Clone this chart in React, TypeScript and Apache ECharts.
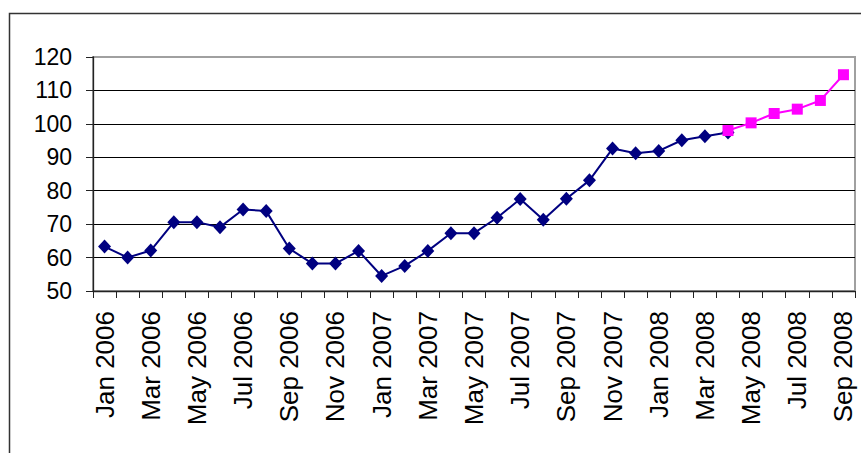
import React, { useEffect, useRef } from "react";
import * as echarts from "echarts";

const months = [
  "Jan 2006", "Feb 2006", "Mar 2006", "Apr 2006", "May 2006", "Jun 2006",
  "Jul 2006", "Aug 2006", "Sep 2006", "Oct 2006", "Nov 2006", "Dec 2006",
  "Jan 2007", "Feb 2007", "Mar 2007", "Apr 2007", "May 2007", "Jun 2007",
  "Jul 2007", "Aug 2007", "Sep 2007", "Oct 2007", "Nov 2007", "Dec 2007",
  "Jan 2008", "Feb 2008", "Mar 2008", "Apr 2008", "May 2008", "Jun 2008",
  "Jul 2008", "Aug 2008", "Sep 2008",
];

// Jan 2006 – Apr 2008
const actualValues = [
  63.3, 60.0, 62.1, 70.6, 70.6, 69.1, 74.4, 73.9, 62.7, 58.2, 58.2, 62.0,
  54.5, 57.5, 62.0, 67.3, 67.3, 71.9, 77.5, 71.3, 77.6, 83.1, 92.6, 91.2,
  91.9, 95.1, 96.3, 97.4,
];

// Apr 2008 – Sep 2008
const forecastStart = "Apr 2008";
const forecastValues = [98.0, 100.3, 103.1, 104.4, 107.0, 114.7];

const yTicks = { min: 50, max: 120, interval: 10 };

export default function App() {
  const ref = useRef<HTMLDivElement>(null);

  useEffect(() => {
    if (!ref.current) return;
    const chart = echarts.init(ref.current, null, { renderer: "svg" });

    const actualData = months.map((_, i) =>
      i < actualValues.length ? actualValues[i] : null
    );
    const startIdx = months.indexOf(forecastStart);
    const forecastData = months.map((_, i) =>
      i >= startIdx && i - startIdx < forecastValues.length
        ? forecastValues[i - startIdx]
        : null
    );

    const font = "'Liberation Sans', Arial, sans-serif";

    chart.setOption({
      animation: false,
      backgroundColor: "#ffffff",
      grid: {
        left: 93,
        top: 57,
        right: 6,
        bottom: 162,
        show: true,
        borderColor: "#a0a0a0",
        borderWidth: 2,
        backgroundColor: "transparent",
      },
      graphic: [
        {
          type: "rect",
          shape: { x: 9.5, y: 13.5, width: 900, height: 500 },
          style: { fill: "none", stroke: "#333333", lineWidth: 1.5 },
          silent: true,
          z: -1,
        },
      ],
      xAxis: {
        type: "category",
        data: months,
        boundaryGap: true,
        axisLine: { show: true, lineStyle: { color: "#222222", width: 1.3 } },
        axisTick: {
          show: true,
          interval: 0,
          length: 7,
          lineStyle: { color: "#222222", width: 1 },
        },
        axisLabel: {
          interval: 1,
          rotate: 90,
          margin: 20,
          fontSize: 26,
          color: "#000000",
          fontFamily: font,
        },
        splitLine: { show: false },
      },
      yAxis: {
        type: "value",
        min: yTicks.min,
        max: yTicks.max,
        interval: yTicks.interval,
        axisLine: { show: true, lineStyle: { color: "#222222", width: 1.3 } },
        axisTick: {
          show: true,
          length: 7,
          lineStyle: { color: "#222222", width: 1 },
        },
        axisLabel: {
          margin: 21,
          fontSize: 23,
          color: "#000000",
          fontFamily: font,
        },
        splitLine: {
          show: true,
          showMinLine: false,
          showMaxLine: false,
          lineStyle: { color: "#000000", width: 1 },
        },
      },
      series: [
        {
          name: "Actual",
          type: "line",
          data: actualData,
          symbol: "diamond",
          symbolSize: [13, 14],
          showAllSymbol: true,
          lineStyle: { color: "#000080", width: 2 },
          itemStyle: { color: "#000080" },
          z: 2,
        },
        {
          name: "Forecast",
          type: "line",
          data: forecastData,
          symbol: "rect",
          symbolSize: [11, 11],
          showAllSymbol: true,
          lineStyle: { color: "#ff00ff", width: 2 },
          itemStyle: { color: "#ff00ff" },
          z: 3,
        },
      ],
    });

    return () => chart.dispose();
  }, []);

  return (
    <div
      ref={ref}
      style={{
        position: "fixed",
        left: 0,
        top: 0,
        width: 861,
        height: 453,
        background: "#ffffff",
      }}
    />
  );
}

* * * * * * *

Identify every line above with the string "React" in it. Copy those lines.

Clone this chart in React, TypeScript and Apache ECharts.
import React, { useEffect, useRef } from "react";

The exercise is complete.